I am trying to prove the following.
Proposition. Let $\alpha:A\to B$ be a fiber bundle and let $b,b^\prime\in B$. If there's a compact connected subspace containing $b,b^\prime$, then their fibers are isomorphic.
My intuition comes from this picture from wikipedia's page on monodromy.
Let $(U_i)$ be a trivializing cover for $\alpha$. Restrict this open cover to a connected subspace containing $b,b^\prime$, and then restrict to a finite subcover $V_1,\dots ,V_n$. By connectedness, for any partition $I\amalg I^c\cong \left\{ 1,\dots ,n \right\}$ we have $\bigcup_IV_i\cap \bigcup_{I^c}V_j\neq\emptyset$, which means $V_i\cap V_j\neq\emptyset$ for some $i\in I,j\in I^c$. From here I want to reason there's a "chain" of members of the covering going from $b$ to $b^\prime$.
My reasoning is below, but it feels sloppy and vague.
- Take some member of the cover containing $b$ and relabel it $V_1$. Take the union of the rest of the members.
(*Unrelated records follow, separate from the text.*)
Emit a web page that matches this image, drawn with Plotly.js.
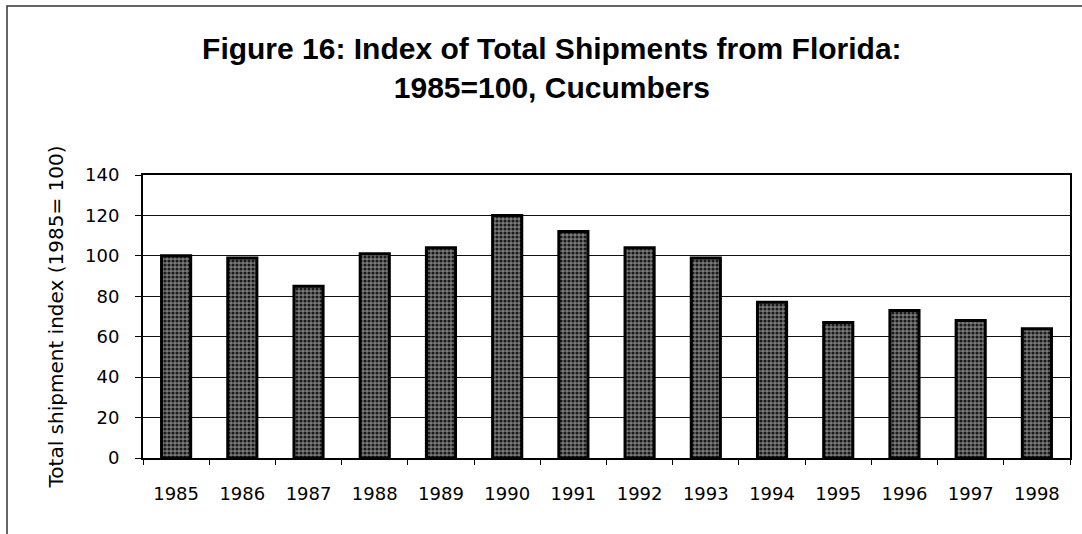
<!DOCTYPE html>
<html>
<head>
<meta charset="utf-8">
<script src="https://cdn.plot.ly/plotly-3.0.1.min.js"></script>
<style>html,body{margin:0;padding:0;background:#fff;}#chart{width:1082px;height:534px;}</style>
</head>
<body>
<div id="chart"></div>
<script>
const years = ["1985","1986","1987","1988","1989","1990","1991","1992","1993","1994","1995","1996","1997","1998"];
const shipmentIndex = [100, 99, 85, 101, 104, 120, 112, 104, 99, 77, 67, 73, 68, 64];
const yTicks = [0, 20, 40, 60, 80, 100, 120, 140];

const titleText = "Figure 16: Index of Total Shipments from Florida:<br>1985=100, Cucumbers";
const yTitleText = "Total shipment index (1985= 100)";

const trace = {
  type: "bar",
  x: years,
  y: shipmentIndex,
  width: 0.44,
  marker: {
    color: "#555",
    line: {color: "#000", width: 3},
    pattern: {shape: ".", fgcolor: "#1a1a1a", bgcolor: "#7a7a7a", size: 4, solidity: 0.5}
  },
  hoverinfo: "x+y"
};

const layout = {
  width: 1082,
  height: 534,
  paper_bgcolor: "#fff",
  plot_bgcolor: "#fff",
  margin: {l: 143, r: 12, t: 175, b: 76},
  showlegend: false,
  title: {
    text: titleText,
    x: 0.51, xref: "container", xanchor: "center",
    y: 0.89, yref: "container", yanchor: "middle",
    font: {family: "Liberation Sans, Arial, sans-serif", size: 30, color: "#000", weight: "bold"}
  },
  xaxis: {
    type: "category",
    showline: true, linecolor: "#000", linewidth: 2, mirror: true,
    ticks: "outside", tickson: "boundaries", ticklen: 5, tickcolor: "#000", tickwidth: 1,
    ticklabelstandoff: 18,
    tickfont: {family: "DejaVu Sans, Verdana, sans-serif", size: 18, color: "#000"},
    showgrid: false, zeroline: false, fixedrange: true
  },
  yaxis: {
    range: [0, 140],
    tickvals: yTicks,
    ticktext: yTicks.map(String),
    showline: true, linecolor: "#000", linewidth: 2, mirror: true,
    ticks: "outside", ticklen: 6, tickcolor: "#000", tickwidth: 1,
    ticklabelstandoff: 12,
    tickfont: {family: "DejaVu Sans, Verdana, sans-serif", size: 18, color: "#000"},
    showgrid: true, gridcolor: "#111", gridwidth: 1,
    zeroline: false, fixedrange: true,
    title: {
      text: yTitleText,
      standoff: 16,
      font: {family: "DejaVu Sans, Verdana, sans-serif", size: 20, color: "#000"}
    }
  },
  shapes: [
    {type: "rect", xref: "paper", yref: "paper",
     x0: (7 - 143) / 927, x1: (1100 - 143) / 927,
     y0: (458 - 560) / 283, y1: (458 - 6) / 283,
     line: {color: "#333", width: 1.5}, fillcolor: "rgba(0,0,0,0)", layer: "below"}
  ],
  bargap: 0.5
};

Plotly.newPlot("chart", [trace], layout, {displayModeBar: false, staticPlot: true});
</script>
</body>
</html>
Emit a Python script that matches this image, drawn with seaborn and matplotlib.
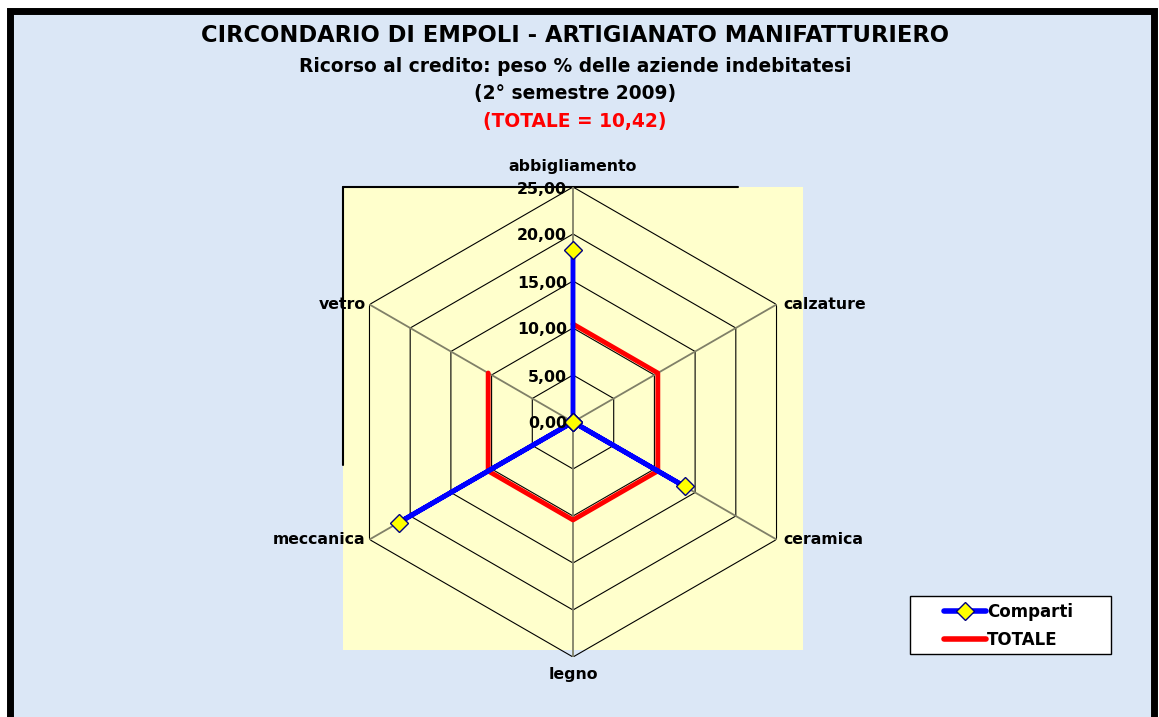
import numpy as np
import pandas as pd
import seaborn as sns
import matplotlib.pyplot as plt
from matplotlib.lines import Line2D
from matplotlib.patches import Rectangle

# === Data ===
categories = ["abbigliamento", "calzature", "ceramica", "legno", "meccanica", "vetro"]
comparti = [18.3, 0.0, 13.7, 0.0, 21.4, 0.0]
totale = 10.42
radial_ticks = [0, 5, 10, 15, 20, 25]
radial_labels = ["0,00", "5,00", "10,00", "15,00", "20,00", "25,00"]

title = "CIRCONDARIO DI EMPOLI - ARTIGIANATO MANIFATTURIERO"
subtitle1 = "Ricorso al credito: peso % delle aziende indebitatesi"
subtitle2 = "(2° semestre 2009)"
subtitle3 = "(TOTALE = 10,42)"

sns.set_style("white")
plt.rcParams['font.family'] = ['DejaVu Sans']
plt.rcParams['font.weight'] = 'bold'
plt.rcParams['text.color'] = 'black'

W, H = 1159, 717
fig = plt.figure(figsize=(W / 100, H / 100), dpi=100)
fig.patch.set_facecolor("white")

# page background + frame
fig.patches.append(Rectangle((10 / W, -0.05), 1144 / W, 1.05 - 11 / H, transform=fig.transFigure,
                             facecolor="#dbe7f6", edgecolor="black", lw=5, zorder=0))
# plot area
fig.patches.append(Rectangle((343 / W, 1 - 650 / H), 460 / W, 463 / H, transform=fig.transFigure,
                             facecolor="#ffffcc", edgecolor="none", zorder=1))
fig.lines.append(Line2D([343 / W, 738 / W], [1 - 187 / H, 1 - 187 / H], transform=fig.transFigure,
                        color="black", lw=1.5, zorder=2))
fig.lines.append(Line2D([343 / W, 343 / W], [1 - 187 / H, 1 - 465 / H], transform=fig.transFigure,
                        color="black", lw=1.5, zorder=2))
# legend box
fig.patches.append(Rectangle((910 / W, 1 - 654 / H), 201 / W, 58 / H, transform=fig.transFigure,
                             facecolor="white", edgecolor="black", lw=1, zorder=2))

# === Radar axes ===
cx, cy, R = 573, 422, 235
ax = fig.add_axes([(cx - R) / W, (H - cy - R) / H, 2 * R / W, 2 * R / H], projection="polar")
ax.set_zorder(3)
ax.patch.set_alpha(0)
ax.set_theta_zero_location("N")
ax.set_theta_direction(-1)
ax.set_ylim(0, 25)
ax.grid(False)
ax.spines["polar"].set_visible(False)
ax.set_xticks([])
ax.set_yticks([])

n = len(categories)
theta = np.arange(n) * 2 * np.pi / n
theta_c = np.append(theta, theta[0])

# hexagonal grid and spokes
for r in radial_ticks[1:]:
    ax.plot(theta_c, [r] * (n + 1), color="black", lw=0.8, zorder=1)
for t in theta:
    ax.plot([t, t], [0, 25], color="#808068", lw=1.3, zorder=1)

df = pd.DataFrame({
    "theta": np.concatenate([theta_c, theta_c]),
    "value": comparti + [comparti[0]] + [totale] * (n + 1),
    "serie": ["Comparti"] * (n + 1) + ["TOTALE"] * (n + 1),
})
sns.lineplot(data=df[df.serie == "TOTALE"], x="theta", y="value", sort=False, ax=ax,
             color="#ff0000", lw=3.5, zorder=3, legend=False)
sns.lineplot(data=df[df.serie == "Comparti"], x="theta", y="value", sort=False, ax=ax,
             color="#0000ff", lw=3.5, marker="D", markersize=9, markerfacecolor="#ffff00",
             markeredgecolor="#000080", markeredgewidth=1, zorder=4, legend=False)
ax.set_xlabel("")
ax.set_ylabel("")

# radial labels
for r, lab in zip(radial_ticks, radial_labels):
    ax.annotate(lab, xy=(0, r), xytext=(-6, -2), textcoords="offset pixels",
                ha="right", va="center", fontsize=11.3, fontweight="bold", zorder=5)

# category labels
offsets = [(0, 21, "center"), (7, 0, "left"), (7, 0, "left"),
           (0, -18, "center"), (-4, 0, "right"), (-4, 0, "right")]
for t, lab, (dx, dy, ha) in zip(theta, categories, offsets):
    ax.annotate(lab, xy=(t, 25), xytext=(dx, dy), textcoords="offset pixels",
                ha=ha, va="center", fontsize=11.3, fontweight="bold", annotation_clip=False)

# === Titles ===
fig.text(575 / W, 1 - 35 / H, title, ha="center", va="center", fontsize=16.3, fontweight="bold")
fig.text(575 / W, 1 - 66 / H, subtitle1, ha="center", va="center", fontsize=13.4, fontweight="bold")
fig.text(575 / W, 1 - 94 / H, subtitle2, ha="center", va="center", fontsize=13.4, fontweight="bold")
fig.text(575 / W, 1 - 121 / H, subtitle3, ha="center", va="center", fontsize=13.4, fontweight="bold",
         color="#ff0000")

# === Legend ===
handles = [
    Line2D([], [], color="#0000ff", lw=4, marker="D", markersize=9, markerfacecolor="#ffff00",
           markeredgecolor="#000080"),
    Line2D([], [], color="#ff0000", lw=4),
]
leg = fig.legend(handles, ["Comparti", "TOTALE"], loc="center left",
                 bbox_to_anchor=(944 / W, 1 - 626 / H), frameon=False,
                 prop={"size": 12, "weight": "bold"}, handlelength=2.5, handletextpad=0.1,
                 borderpad=0, labelspacing=0.6, borderaxespad=0)
leg.set_zorder(4)

fig.savefig("out.png", dpi=100)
These intersect. Pick some member of the union which intersects and relabel it $V_2$ and take the union $V_1\cup V_2$.
- Take some member of the cover intersecting $V_1\cup V_2$ and relabel it $V_3$.
- Repeat, repicking members if necessary, until you have a, after relabeling, a collection $V_1,\dots ,V_m$ such that $V_i\cap V_{i+1}\neq\emptyset$.
- Finally, apply the fact that if two trivializing opens intersect, the trivializations of the bundles over them have isomorphic fibers.
How can I better justify the existence of the "chain" $V_1,\dots ,V_m$ as in the linked picture?